By late 1966, Andy Warhol and Paul Morrissey’s three-and-a-half hour 16mm dual-projection film The Chelsea Girls had done the unimaginable: it took the underground first uptown, then to theaters nationwide—generating controversy, bad reviews, and big box office wherever it played. Feeling emboldened by the success, the pair quickly began amassing footage for what would become perhaps their most outrageous project: a twenty-five hour epic simply titled ★★★★ (pronounced Four Stars). Because the film was also meant to be dual-projected, this meant that it was actually fifty hours long and consisted of some eighty 33-minute reels shot in various cities over the course of late 1966 and most of 1967. If The Chelsea Girls was, as The New York Times described it in its extremely negative review, “a travelogue of hell,” then ★★★★ was Warhol and Morrissey’s version of an especially long “What I Did On My Summer Vacation” essay.
The complete twenty-five hour version of ★★★★ only ever screened once: from 8:30 PM on December 15, 1967 until 9:30 PM the following day at the New Cinema Playhouse. In the wake of that marathon screening, Warhol and Morrissey began to devise more practical ways of exploiting the material they had accumulated. Over the next couple of years, Morrissey would carve their opus up into a number of discrete 100-minute features, including Imitation of Christ (1967), Tub Girls (1968), and The Loves of Ondine (1968), as well as a digest version of ★★★★ itself. The pair also began taking other spare reels with them on tour, showing 60- to 90-minute chunks at colleges and film societies around the country. The program screening at Anthology as part of their “Essential / Unessential Warhol” series most resembles one of these.
What stands out about the two reels included in this program (Reel 20 — “Nico Music” and Reel 75 — “Sausalito”) is just how little there is to them. In contrast to the nonstop verbal fireworks and other salacious behavior that had become Warhol’s calling card, the former features Nico improvising and singing along to a pre-recorded demo backing track for her song “It Was a Pleasure Then” in a nondescript apartment, while the latter is simply a landscape film documenting a coastal sunset. Both are quite compelling and, through their use of Warhol and Morrissey’s in-camera strobe cuts, almost feel like cubist portraits of their chosen subjects. And yet, something feels missing.
Unlike The Chelsea Girls, which featured two reels running side-by-side to create an artificial splitscreen, the projectionists running ★★★★ were instructed to layer the two images on top of each other in order to, as future MoMA curator Laurence Kardish wrote in his press notes, “create the unique situation in which two very real activities become imaginary.” While each of the individual reels featured in The Chelsea Girls all had their own self-contained narratives, here it feels like we’re only getting the audio or visual component of a bigger picture. During its original screening, Nico Music would’ve likely been complemented by a color-lit Allen Midgette recounting his hitchhiking experiences (Reel 19 — “Allen and Apple”), while Sausalito would’ve been paired with footage of a group of people smoking pot and listening to The Velvet Underground & Nico at a hippie pad in San Francisco (Reel 76 — High Ashbury).
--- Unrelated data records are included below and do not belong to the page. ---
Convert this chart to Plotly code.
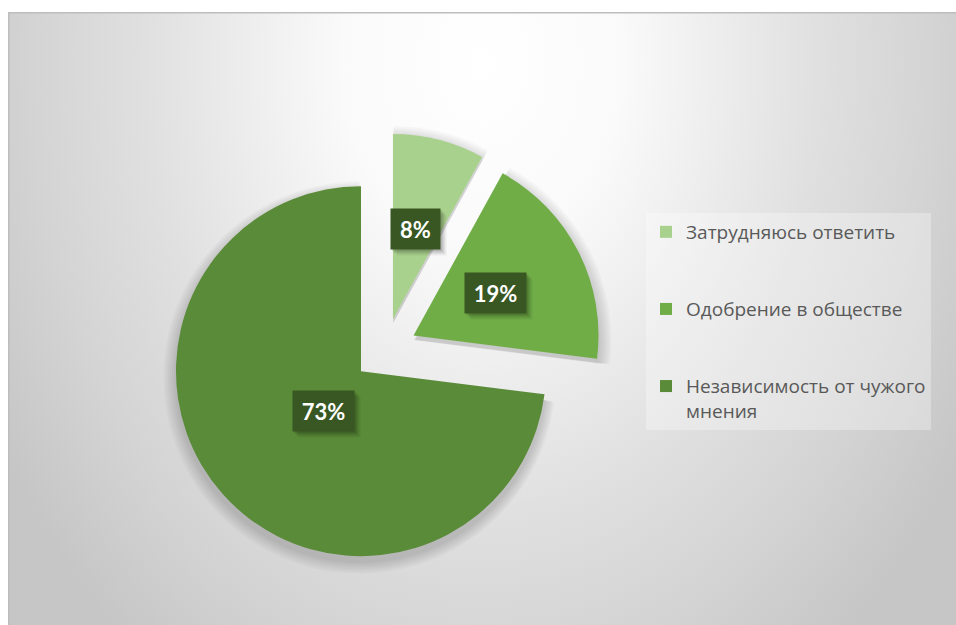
import base64, math
import plotly.graph_objects as go

# ---- data ----
labels = ["Затрудняюсь ответить", "Одобрение в обществе", "Независимость от чужого мнения"]
legend_names = ["Затрудняюсь ответить<br> <br> ", "Одобрение в обществе<br> <br> ", "Независимость от чужого<br>мнения"]
values = [8, 19, 73]
value_text = ["8%", "19%", "73%"]

# ---- style ----
W, H = 956, 625
colors = ["#a9d18e", "#70ad47", "#5a8b38"]
PULL = 0.173
CX, CY = 385, 350     # pie centre in px (from top-left of figure)
HALF = 217            # half size of pie box in px
dom_x = [(CX - HALF) / W, (CX + HALF) / W]
dom_y = [1 - (CY + HALF) / H, 1 - (CY - HALF) / H]
R = HALF / (1 + PULL)

fig = go.Figure()

# soft shadow layers below the pie
for k in range(6):
    e = 2 + 2.2 * k
    dy = 5
    fig.add_trace(go.Pie(
        values=values, labels=[l + " " for l in labels], sort=False, direction="clockwise",
        rotation=0, pull=[PULL] * 3, textinfo="none", hoverinfo="skip", showlegend=False,
        marker=dict(colors=["rgba(0,0,0,0.026)"] * 3, line=dict(width=0)),
        domain=dict(x=[(CX - HALF - e) / W, (CX + HALF + e) / W],
                    y=[1 - (CY + dy + HALF + e) / H, 1 - (CY + dy - HALF - e) / H]),
    ))

fig.add_trace(go.Pie(
    values=values, labels=legend_names, sort=False, direction="clockwise", rotation=0,
    pull=[PULL] * 3, textinfo="none", hoverinfo="percent",
    marker=dict(colors=colors, line=dict(width=0)),
    domain=dict(x=dom_x, y=dom_y),
))

# label boxes positioned from data (bisector of each slice)
total = sum(values)
cum = 0
anns = []
for v, t in zip(values, value_text):
    th = 2 * math.pi * (cum + v / 2) / total
    cum += v
    d = (PULL + 0.5) * R
    px = CX + d * math.sin(th)
    py = CY - d * math.cos(th)
    bw = 25 + 12 * len(t)
    common = dict(x=px / W, y=1 - py / H, xref="paper", yref="paper", showarrow=False,
                  width=bw, height=40, borderpad=0)
    for s, a in [(6, 0.06), (4, 0.1), (2, 0.14)]:
        anns.append(dict(common, text=" ", xshift=s, yshift=-s, bgcolor=f"rgba(0,0,0,{a})",
                         font=dict(family="Lato", size=22)))
    anns.append(dict(common, text=t, bgcolor="#385723",
                     font=dict(family="Lato", size=22, color="white", weight="bold")))

# radial gradient background
x0px, y0px = 8, 12
bw_, bh_ = W - x0px, H - y0px
svg = (f"<svg xmlns='http://www.w3.org/2000/svg' width='{bw_}' height='{bh_}' viewBox='0 0 {bw_} {bh_}' preserveAspectRatio='none'>"
       "<defs><radialGradient id='g' gradientUnits='userSpaceOnUse' cx='0' cy='0' r='1' "
       "gradientTransform='translate(474,50) scale(560,750)'>"
       "<stop offset='0' stop-color='#ffffff'/><stop offset='0.25' stop-color='#fafafa'/>"
       "<stop offset='0.6' stop-color='#e0e0e0'/><stop offset='0.8' stop-color='#d4d4d4'/>"
       "<stop offset='1' stop-color='#c6c6c6'/></radialGradient></defs>"
       f"<rect x='0' y='0' width='{bw_}' height='{bh_}' fill='url(#g)'/></svg>")
uri = "data:image/svg+xml;base64," + base64.b64encode(svg.encode()).decode()

fig.update_layout(
    width=W, height=H, margin=dict(l=0, r=0, t=0, b=0),
    paper_bgcolor="white", plot_bgcolor="white",
    images=[dict(source=uri, xref="paper", yref="paper", x=x0px / W, y=1 - y0px / H,
                 sizex=bw_ / W, sizey=bh_ / H, sizing="stretch", layer="below",
                 xanchor="left", yanchor="top")],
    shapes=[dict(type="rect", xref="paper", yref="paper", x0=(x0px + 0.75) / W, x1=1.01,
                 y0=-0.01, y1=1 - (y0px + 0.75) / H,
                 line=dict(color="#bdbdbd", width=1.5), layer="above")],
    annotations=anns,
    legend=dict(x=646 / W, y=1 - 213 / H, xanchor="left", yanchor="top",
                bgcolor="rgba(255,255,255,0.3)", valign="top",
                font=dict(family="Open Sans", size=19, color="#595959")),
    showlegend=True,
)

fig.write_html("out.html", config={"displayModeBar": False},
               post_script="document.body.style.margin='0';document.body.style.overflow='hidden';")
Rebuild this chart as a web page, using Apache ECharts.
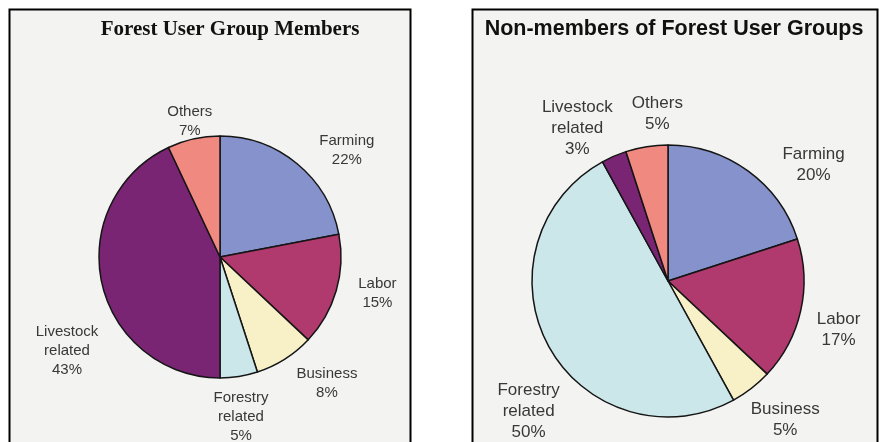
<!DOCTYPE html>
<html>
<head>
<meta charset="utf-8">
<script src="https://cdn.jsdelivr.net/npm/echarts@6/dist/echarts.min.js"></script>
<style>
html,body{margin:0;padding:0;background:#ffffff;}
#c{width:879px;height:442px;}
</style>
</head>
<body>
<div id="c"></div>
<script>
var leftTitle = "Forest User Group Members";
var rightTitle = "Non-members of Forest User Groups";
var categories = ["Farming", "Labor", "Business", "Forestry related", "Livestock related", "Others"];
var membersValues = [22, 15, 8, 5, 43, 7];
var nonMembersValues = [20, 17, 5, 50, 3, 5];
var sliceColors = ["#8592cc", "#b0396d", "#f8f0c6", "#cbe7ea", "#7a2574", "#f08a80"];
// label fine placement (layout only)
var membersLabelNudge = [[21, 21], [-2, -10], [18, -14], [-5, -4], [9, 58], [6, 26]];
var nonMembersLabelNudge = [[38, 32], [-8, 9], [5, -6], [21, 42], [-18, 15], [18, 14]];

function buildData(values) {
  return categories.map(function (name, i) {
    return { name: name, value: values[i], itemStyle: { color: sliceColors[i] } };
  });
}
function labelText(p) {
  return p.name.replace(' ', '\n') + '\n' + p.value + '%';
}
function pieSeries(values, center, radius) {
  return {
    type: 'pie', center: center, radius: [0, radius], startAngle: 90, clockwise: true,
    silent: true, animation: false,
    itemStyle: { borderColor: '#151515', borderWidth: 1.5 },
    label: { show: false }, labelLine: { show: false },
    emphasis: { disabled: true },
    data: buildData(values)
  };
}
function labelRing(values, nudge, center, inner, outer, fontSize, lineHeight) {
  return {
    type: 'pie', center: center, radius: [inner, outer], startAngle: 90, clockwise: true,
    silent: true, animation: false, avoidLabelOverlap: false,
    itemStyle: { color: 'rgba(0,0,0,0)', borderWidth: 0 },
    label: {
      show: true, position: 'inside', formatter: labelText,
      fontFamily: 'Liberation Sans, Arial, sans-serif', fontSize: fontSize,
      lineHeight: lineHeight, color: '#383838', align: 'center'
    },
    labelLine: { show: false },
    emphasis: { disabled: true },
    data: categories.map(function (name, i) {
      return { name: name, value: values[i], label: { offset: nudge[i] } };
    })
  };
}

var chart = echarts.init(document.getElementById('c'), null, { renderer: 'canvas' });
chart.setOption({
  backgroundColor: '#ffffff',
  animation: false,
  graphic: [
    { type: 'rect', z: -10, shape: { x: 9.5, y: 9.5, width: 401, height: 450 },
      style: { fill: '#f3f3f1', stroke: '#000000', lineWidth: 2 } },
    { type: 'rect', z: -10, shape: { x: 472.5, y: 9.5, width: 405, height: 450 },
      style: { fill: '#f3f3f1', stroke: '#000000', lineWidth: 2 } }
  ],
  title: [
    { text: leftTitle, left: 225, top: 14, textAlign: 'center',
      textStyle: { fontFamily: 'Liberation Serif, Times New Roman, serif', fontWeight: 'bold', fontSize: 21, color: '#111' } },
    { text: rightTitle, left: 669, top: 13, textAlign: 'center',
      textStyle: { fontFamily: 'Liberation Sans, Arial, sans-serif', fontWeight: 'bold', fontSize: 21.5, color: '#111' } }
  ],
  series: [
    pieSeries(membersValues, [220, 257], 121),
    labelRing(membersValues, membersLabelNudge, [220, 257], 142, 184, 15, 19),
    pieSeries(nonMembersValues, [668, 281], 136),
    labelRing(nonMembersValues, nonMembersLabelNudge, [668, 281], 160, 200, 17, 21)
  ]
});
</script>
</body>
</html>
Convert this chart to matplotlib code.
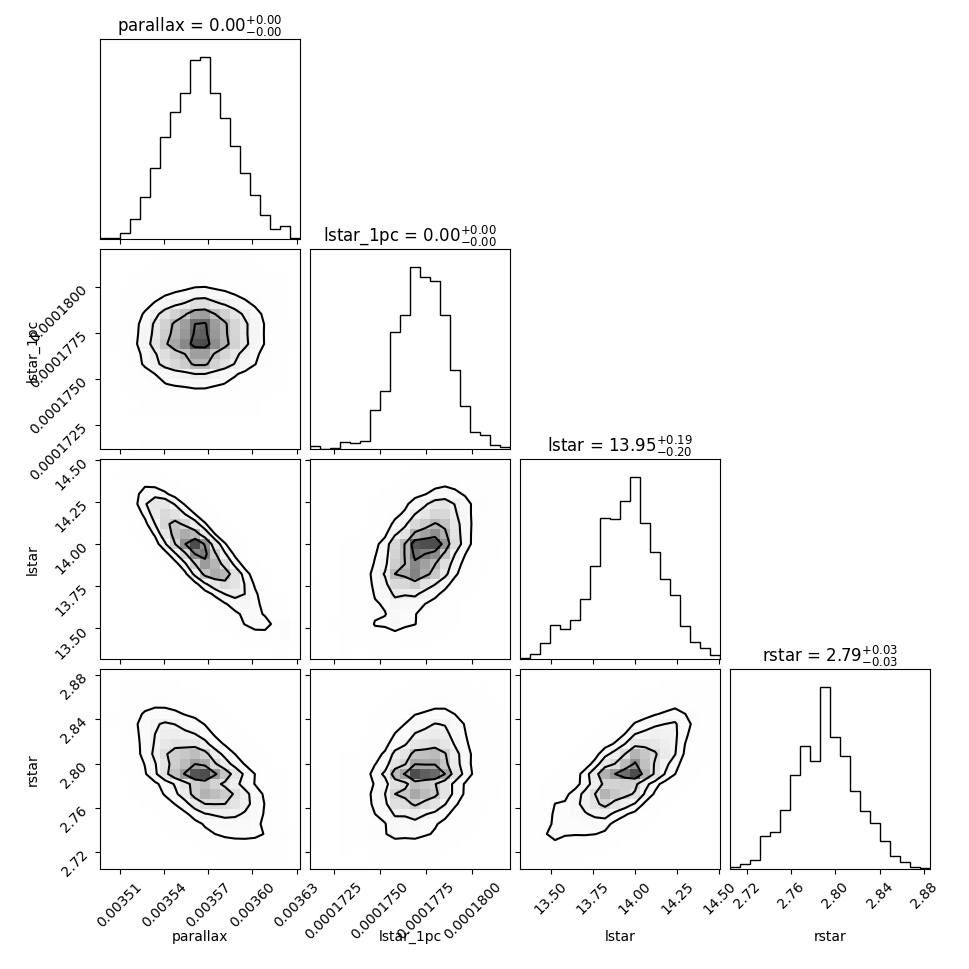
import numpy as np
import matplotlib
matplotlib.use("Agg")
import matplotlib.pyplot as plt
from matplotlib.colors import LinearSegmentedColormap

# parameter names and the titles shown above the diagonal panels
LABELS = ["parallax", "lstar_1pc", "lstar", "rstar"]
TITLES = [
    r"parallax = $0.00_{-0.00}^{+0.00}$",
    r"lstar_1pc = $0.00_{-0.00}^{+0.00}$",
    r"lstar = $13.95_{-0.20}^{+0.19}$",
    r"rstar = $2.79_{-0.03}^{+0.03}$",
]

# sample ranges (min, max)
RANGE_PARALLAX = (0.0034965, 0.0036323)
RANGE_LSTAR_1PC = (0.00017122, 0.00018204)
RANGE_LSTAR = (13.319, 14.504)
RANGE_RSTAR = (2.7050, 2.8851)

# 1D histogram counts (20 bins)
HIST_PARALLAX = [3, 3, 17, 59, 125, 211, 305, 379, 436, 534,
                 542, 434, 361, 276, 197, 131, 71, 29, 40, 3]
HIST_LSTAR_1PC = [8, 1, 2, 21, 17, 25, 116, 174, 350, 402,
                  545, 516, 504, 402, 236, 128, 52, 43, 11, 7]
HIST_LSTAR = [4, 14, 47, 101, 89, 116, 179, 277, 422, 418,
              472, 544, 407, 320, 239, 192, 98, 52, 32, 13]
HIST_RSTAR = [7, 14, 27, 98, 111, 176, 281, 369, 323, 545,
              397, 339, 233, 175, 138, 84, 40, 20, 7, 2]

# tick positions and labels
TICKS_PARALLAX = [0.00351, 0.00354, 0.00357, 0.00360, 0.00363]
TICKLABELS_PARALLAX = ["0.00351", "0.00354", "0.00357", "0.00360", "0.00363"]
TICKS_LSTAR_1PC = [0.0001725, 0.0001750, 0.0001775, 0.0001800]
TICKLABELS_LSTAR_1PC = ["0.0001725", "0.0001750", "0.0001775", "0.0001800"]
TICKS_LSTAR = [13.50, 13.75, 14.00, 14.25, 14.50]
TICKLABELS_LSTAR = ["13.50", "13.75", "14.00", "14.25", "14.50"]
TICKS_RSTAR = [2.72, 2.76, 2.80, 2.84, 2.88]
TICKLABELS_RSTAR = ["2.72", "2.76", "2.80", "2.84", "2.88"]

# correlation seen in each 2D panel (row, col)
CORR_PAIRS = [(1, 0), (2, 0), (2, 1), (3, 0), (3, 1), (3, 2)]
CORR_VALUES = [0.05, -0.86, 0.5, -0.6, 0.3, 0.72]

ranges = [RANGE_PARALLAX, RANGE_LSTAR_1PC, RANGE_LSTAR, RANGE_RSTAR]
hists = [np.array(h, float) for h in (HIST_PARALLAX, HIST_LSTAR_1PC, HIST_LSTAR, HIST_RSTAR)]
ticks = [TICKS_PARALLAX, TICKS_LSTAR_1PC, TICKS_LSTAR, TICKS_RSTAR]
ticklabels = [TICKLABELS_PARALLAX, TICKLABELS_LSTAR_1PC, TICKLABELS_LSTAR, TICKLABELS_RSTAR]
corr = dict(zip(CORR_PAIRS, CORR_VALUES))

K = len(LABELS)
NBINS = 20
edges = [np.linspace(r[0], r[1], NBINS + 1) for r in ranges]
centers = [0.5 * (e[1:] + e[:-1]) for e in edges]


def standardized(k):
    w = hists[k] / hists[k].sum()
    m = np.sum(w * centers[k])
    s = np.sqrt(np.sum(w * (centers[k] - m) ** 2))
    return (centers[k] - m) / s


def joint_hist(i, j):
    # joint counts from the two marginals tied by a gaussian copula
    r = corr[(i, j)]
    a = standardized(j)[:, None]
    b = standardized(i)[None, :]
    cop = np.exp(-(r ** 2 * (a ** 2 + b ** 2) - 2 * r * a * b) / (2 * (1 - r ** 2)))
    H = hists[j][:, None] * hists[i][None, :] * cop
    return H / H.sum() * hists[j].sum()  # shape (x bins, y bins)


levels = 1.0 - np.exp(-0.5 * np.arange(0.5, 2.1, 0.5) ** 2)
density_cmap = LinearSegmentedColormap.from_list("density_cmap", [(1, 1, 1, 0), "k"])
white_cmap = LinearSegmentedColormap.from_list("white_cmap", [(1, 1, 1), (1, 1, 1)], N=2)

fig, axes = plt.subplots(K, K, figsize=(9.7, 9.7), dpi=100)
lb = 1.0 / 9.7
tr = 9.3 / 9.7
fig.subplots_adjust(left=lb, bottom=lb, right=tr, top=tr, wspace=0.05, hspace=0.05)

for i in range(K):
    for j in range(K):
        ax = axes[i, j]
        if j > i:
            ax.set_frame_on(False)
            ax.set_xticks([])
            ax.set_yticks([])
            continue

        if i == j:
            ax.hist(centers[i], bins=edges[i], weights=hists[i], histtype="step",
                    color="k", linewidth=1.0)
            ax.set_xlim(ranges[i])
            ax.set_ylim(0, 1.1 * hists[i].max())
            ax.set_yticks([])
            ax.set_title(TITLES[i], fontsize=12)
        else:
            H = joint_hist(i, j)
            Hflat = np.sort(H.flatten())[::-1]
            sm = np.cumsum(Hflat)
            sm /= sm[-1]
            V = np.array([Hflat[sm <= v][-1] if np.any(sm <= v) else Hflat[0] for v in levels])
            V.sort()

            X1, Y1 = centers[j], centers[i]
            ax.contourf(X1, Y1, H.T, [V.min(), H.max()], cmap=white_cmap, antialiased=False)
            ax.pcolormesh(edges[j], edges[i], H.T, cmap=density_cmap, shading="flat",
                          vmin=0, vmax=1.2 * H.max())
            ax.contour(X1, Y1, H.T, V, colors="k", linewidths=1.5)
            ax.set_xlim(ranges[j])
            ax.set_ylim(ranges[i])

            ax.set_yticks(ticks[i])
            if j == 0:
                ax.set_yticklabels(ticklabels[i], rotation=45)
                ax.set_ylabel(LABELS[i])
                ax.yaxis.set_label_coords(-0.3, 0.5)
            else:
                ax.set_yticklabels([])

        ax.set_xticks(ticks[j])
        if i == K - 1:
            ax.set_xticklabels(ticklabels[j], rotation=45)
            ax.set_xlabel(LABELS[j])
            ax.xaxis.set_label_coords(0.5, -0.3)
        else:
            ax.set_xticklabels([])
        ax.set_xlim(ranges[j])

fig.savefig("out.png", dpi=100)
If not for Sausalito’s appearance in Anthology’s foundational Essential Cinema collection, these would probably just be seen as true-heads-only deep cuts. As beautiful as Sausalito is, its inclusion in that canon feels odd, and more like a reaction to Warhol’s controversial shift to making commercially-minded sexploitation features in the wake of The Chelsea Girls’s success more than anything else. (Stephen Koch, in his book-length 1974 survey of Warhol’s film work, Stargazer, minced no words, referring to these films as “degraded and degrading”). This period of Warhol’s cinema is perhaps both his most misunderstood and his most fascinating—and one that is ripe for re-evaluation.
Because the majority of ★★★★ has been out of circulation since the early 1970s, Anthology’s screening offers an extremely rare opportunity to not only see 1/50th of a film that has only ever been shown once, but to also wonder what else is in there that hasn’t been seen since that day in 1967. It’s striking that the complete reels from ★★★★ that have recirculated over the past few decades, like Reel 14 — “Tiger Morse” and Reel 77 — “Sunset,” have all been ones that are clearly artistically or culturally legitimate, rather than those that are more representative of Warhol’s tawdrier impulses during that strange period when the erotic, the commercial, and the experimental all briefly intersected. In this selective highlighting, the narrative that Warhol’s late cinema was “disgraceful” and “grotesque”—Koch’s words—begins to crumble, yet it creates a new narrative that isn’t entirely correct either. Because of the unique way that ★★★★ was conceived to be exhibited—as a dual-projection marathon, as eighty-three individual single reels, and as physically-edited mini-features—all of it is essential.
★★★★ (Four Stars), reel 20 — “Nico Music” and ★★★★ (Four Stars), reel 75 — “Sausalito” screen this evening, September 8, at Anthology Film Archives as part of the series “Essential / Unessential Warhol.”